Barca 4 - Celta Vigo 3: The Magic of Flick’s Barcelona – An Entertaining Blur Bad for Your Heart
Pedri! Pedri! Pedri!
So the chants went, at around the 22nd minute
mark. This has been a chant by Culers in reverence to their midfield metronome.
Makes sense. The 22-year-old (22!) has been nothing short of spectacular for
Barcelona this season. He has been unleashed, a titan reborn, and he has been
thriving.
For the 22 minutes against the sky blues from Vigo, he had
been the outstanding player for Barcelona. No, he hadn’t been spectacular by
his cosmic standards. But he was present. Effective. Conducting. Stretching defenses
and finding spaces with his neat body feints and spectacular passing.

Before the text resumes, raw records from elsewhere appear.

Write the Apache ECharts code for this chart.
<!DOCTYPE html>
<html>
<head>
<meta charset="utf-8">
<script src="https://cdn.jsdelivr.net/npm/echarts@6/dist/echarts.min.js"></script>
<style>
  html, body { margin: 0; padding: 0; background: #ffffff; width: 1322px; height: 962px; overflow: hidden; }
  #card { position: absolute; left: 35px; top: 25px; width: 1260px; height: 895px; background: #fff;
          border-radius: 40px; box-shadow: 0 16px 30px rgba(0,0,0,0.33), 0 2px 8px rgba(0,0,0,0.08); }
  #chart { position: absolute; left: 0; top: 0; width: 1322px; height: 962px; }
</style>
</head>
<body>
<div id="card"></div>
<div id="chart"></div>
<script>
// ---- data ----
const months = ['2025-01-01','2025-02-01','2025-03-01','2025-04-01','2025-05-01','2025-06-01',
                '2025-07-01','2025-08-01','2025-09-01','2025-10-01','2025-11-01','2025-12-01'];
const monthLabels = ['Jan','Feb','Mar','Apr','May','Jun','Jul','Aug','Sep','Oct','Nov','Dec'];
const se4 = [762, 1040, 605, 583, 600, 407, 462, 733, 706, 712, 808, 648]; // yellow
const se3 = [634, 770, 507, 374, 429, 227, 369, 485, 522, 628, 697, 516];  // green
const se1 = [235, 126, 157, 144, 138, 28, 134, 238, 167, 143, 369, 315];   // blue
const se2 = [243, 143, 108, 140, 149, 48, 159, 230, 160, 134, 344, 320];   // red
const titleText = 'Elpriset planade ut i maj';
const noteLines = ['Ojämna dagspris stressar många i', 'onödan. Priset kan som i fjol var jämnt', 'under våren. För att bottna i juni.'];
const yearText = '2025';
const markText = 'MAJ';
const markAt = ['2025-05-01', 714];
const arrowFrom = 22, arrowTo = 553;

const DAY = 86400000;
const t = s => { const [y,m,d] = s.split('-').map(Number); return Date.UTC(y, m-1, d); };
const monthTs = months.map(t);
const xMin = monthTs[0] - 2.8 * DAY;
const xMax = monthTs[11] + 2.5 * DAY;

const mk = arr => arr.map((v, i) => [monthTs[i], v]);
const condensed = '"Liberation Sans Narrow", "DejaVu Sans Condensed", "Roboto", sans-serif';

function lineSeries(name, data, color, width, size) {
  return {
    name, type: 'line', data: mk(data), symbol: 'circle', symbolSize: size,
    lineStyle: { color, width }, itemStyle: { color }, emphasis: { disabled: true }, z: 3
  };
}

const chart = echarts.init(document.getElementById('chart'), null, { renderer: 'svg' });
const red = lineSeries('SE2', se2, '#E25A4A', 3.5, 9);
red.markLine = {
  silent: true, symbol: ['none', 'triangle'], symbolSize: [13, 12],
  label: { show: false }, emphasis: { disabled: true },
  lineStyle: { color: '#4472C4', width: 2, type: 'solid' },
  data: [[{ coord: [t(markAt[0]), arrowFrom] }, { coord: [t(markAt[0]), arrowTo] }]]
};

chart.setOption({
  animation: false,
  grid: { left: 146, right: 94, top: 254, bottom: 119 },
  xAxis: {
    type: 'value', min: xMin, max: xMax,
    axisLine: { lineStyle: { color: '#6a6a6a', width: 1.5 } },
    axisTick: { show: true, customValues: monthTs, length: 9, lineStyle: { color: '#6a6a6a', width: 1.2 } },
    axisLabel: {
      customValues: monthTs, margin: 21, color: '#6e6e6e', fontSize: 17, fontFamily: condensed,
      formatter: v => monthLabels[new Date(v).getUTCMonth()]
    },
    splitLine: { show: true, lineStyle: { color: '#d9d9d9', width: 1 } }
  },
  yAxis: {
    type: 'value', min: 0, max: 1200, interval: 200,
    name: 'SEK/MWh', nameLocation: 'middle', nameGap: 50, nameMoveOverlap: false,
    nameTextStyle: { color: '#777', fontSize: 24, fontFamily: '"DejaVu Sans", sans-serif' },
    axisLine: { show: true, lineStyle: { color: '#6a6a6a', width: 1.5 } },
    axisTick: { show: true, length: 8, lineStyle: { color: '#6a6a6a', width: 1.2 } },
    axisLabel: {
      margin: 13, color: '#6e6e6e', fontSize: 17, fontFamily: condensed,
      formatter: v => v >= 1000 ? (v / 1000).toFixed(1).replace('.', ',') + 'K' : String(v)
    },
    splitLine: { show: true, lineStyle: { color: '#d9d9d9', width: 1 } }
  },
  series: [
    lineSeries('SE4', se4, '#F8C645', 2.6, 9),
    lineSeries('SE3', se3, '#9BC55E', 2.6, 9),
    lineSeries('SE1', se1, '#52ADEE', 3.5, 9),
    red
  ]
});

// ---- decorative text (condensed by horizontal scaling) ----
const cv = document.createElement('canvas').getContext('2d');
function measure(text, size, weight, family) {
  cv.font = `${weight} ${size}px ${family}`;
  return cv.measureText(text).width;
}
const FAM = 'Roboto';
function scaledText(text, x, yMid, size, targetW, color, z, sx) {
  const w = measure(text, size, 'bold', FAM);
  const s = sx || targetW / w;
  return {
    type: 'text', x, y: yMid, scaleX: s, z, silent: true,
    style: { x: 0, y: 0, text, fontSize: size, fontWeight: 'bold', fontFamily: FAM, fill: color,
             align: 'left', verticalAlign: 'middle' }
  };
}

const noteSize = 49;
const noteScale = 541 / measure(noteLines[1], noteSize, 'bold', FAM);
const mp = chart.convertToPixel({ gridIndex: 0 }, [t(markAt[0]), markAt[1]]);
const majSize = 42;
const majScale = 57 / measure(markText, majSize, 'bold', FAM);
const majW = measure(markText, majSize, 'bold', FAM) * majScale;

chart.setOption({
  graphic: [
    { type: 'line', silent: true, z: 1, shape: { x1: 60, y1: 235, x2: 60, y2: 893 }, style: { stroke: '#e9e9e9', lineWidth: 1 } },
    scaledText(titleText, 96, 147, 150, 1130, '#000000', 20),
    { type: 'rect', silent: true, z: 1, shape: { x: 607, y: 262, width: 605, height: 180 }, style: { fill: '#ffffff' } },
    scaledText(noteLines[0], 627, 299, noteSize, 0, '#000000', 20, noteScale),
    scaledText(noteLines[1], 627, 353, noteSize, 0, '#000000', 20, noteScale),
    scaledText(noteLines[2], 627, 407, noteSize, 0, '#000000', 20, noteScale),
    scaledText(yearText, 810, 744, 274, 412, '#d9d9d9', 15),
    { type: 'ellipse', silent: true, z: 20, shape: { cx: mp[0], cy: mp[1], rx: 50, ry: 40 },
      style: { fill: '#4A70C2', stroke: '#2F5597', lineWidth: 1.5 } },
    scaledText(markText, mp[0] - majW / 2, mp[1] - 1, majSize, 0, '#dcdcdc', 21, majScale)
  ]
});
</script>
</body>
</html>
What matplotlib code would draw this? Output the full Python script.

It was he who found Ferran for the chance at 28 minutes with
a threaded throughball that cut through Celta’s second line with the ease of a Jerryrig
knife through paper. Before that, he had attempted to find Fermin running into
space in the 13th minute with a pass that scythed through all three
of Celta’s pressure as do the lawnmowers that trim the grass at the Montjuic.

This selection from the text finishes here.